Sight glasses are invaluable for troubleshooting towers and checking instruments. However, don’t let their simplicity fool you into thinking that they are foolproof. As with any instrument, performance depends upon installation, and connection mistakes certainly can compromise sight glass accuracy.
One common problem with sight glasses (and other level instruments) is restricted range. Figure 1 shows four different sight-glass installations. The same type of connections could be made for external wells required for displacement- or float-type level instruments. Only Arrangement A is correct. All of the others suffer from a restricted range defect: B has restricted range on both ends, C on the low level end, and D on the high level end.
Figure 1. Sight gauges are connected in four ways, but only the far left arrangement is correct.
As long as the liquid level remains in the center of the sight glass, between the level taps in the vessel, then the device reads correctly. Problems begin when the level goes outside the range between the taps. Figure 2 shows indicated versus actual levels for restricted-on-both-ends Arrangement B. With a liquid below the lower tap, the seal leg in the instrument connection traps liquid in the sight glass and the sight glass indicates a higher level. With a liquid level above the upper tap, the seal leg in the instrument connection traps vapor in the sight glass and the sight glass shows a lower level. Condensation, vaporization or compression of the vapor space also can change the level in the sight glass, depending upon the system and liquid levels in the vessel.
Figure 2. Range restrictions because of improper installation can cause significant inaccuracy.
I’ve observed all three incorrect level connections at plants. Indeed, such restricted-range sight glasses are common. In fact, they are a classic reason for field troubleshooting. Nothing you can do in the control room can identify incorrect instrument installation. It is essential to actually check the device and make sure its connections are correct.

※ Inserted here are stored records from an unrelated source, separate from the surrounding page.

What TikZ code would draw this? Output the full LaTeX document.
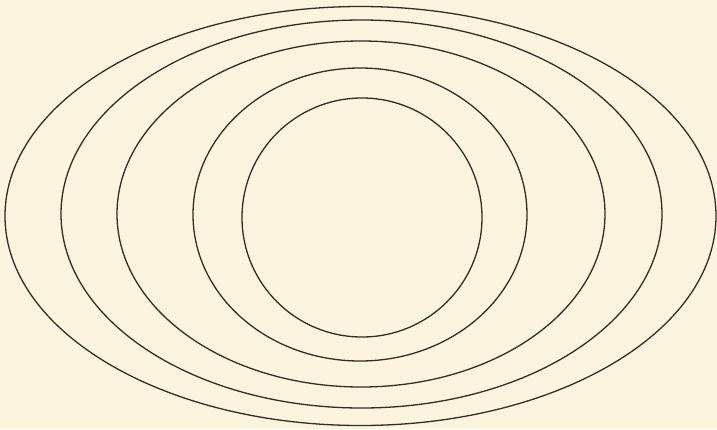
\documentclass[tikz,border=0pt]{standalone}
\usepackage{tikz}
\definecolor{paper}{HTML}{FCF4DF}
\definecolor{ink}{HTML}{3A2A20}
\begin{document}
\begin{tikzpicture}[x=1pt,y=-1pt,ring/.style={draw=ink,line width=1.3pt}]
\fill[paper] (0,0) rectangle (717,429);
\useasboundingbox (0,0) rectangle (717,429);
\draw[ring] (360.5,216) ellipse [x radius=355.5, y radius=209.5];
\draw[ring] (361.5,214) ellipse [x radius=300.5, y radius=194];
\draw[ring] (361,214) ellipse [x radius=244, y radius=173];
\draw[ring] (360,214.5) ellipse [x radius=167, y radius=146.5];
\draw[ring] (362,217.5) ellipse [x radius=120, y radius=119.5];
\end{tikzpicture}
\end{document}
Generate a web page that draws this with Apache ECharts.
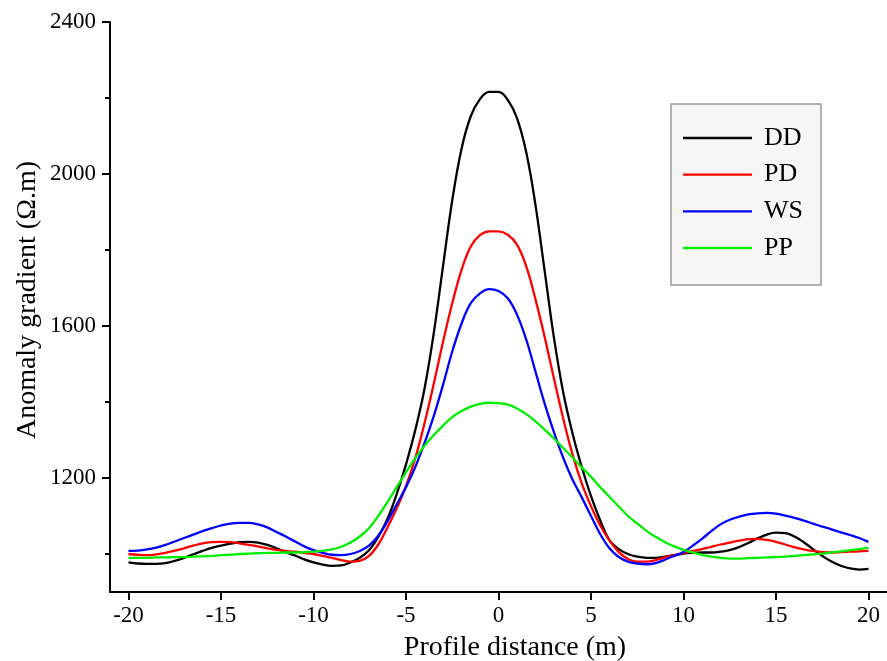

With restricted range instruments, we are asking them to do what is physically impossible. Safety expert Trevor Kletz, writing about this very problem (“Plant instruments: which ones work and why,” CEP, July 1980, pp. 68-71), summarized the situation perfectly: “One reason why trips and control systems don’t operate properly is that they violate the laws of physics ….”
Using instruments that violate the laws of physics gives improper data to control systems and confuses troubleshooting. Understanding how the instrument works, how it must be connected and how to interpret the readings is critical for profitable operation.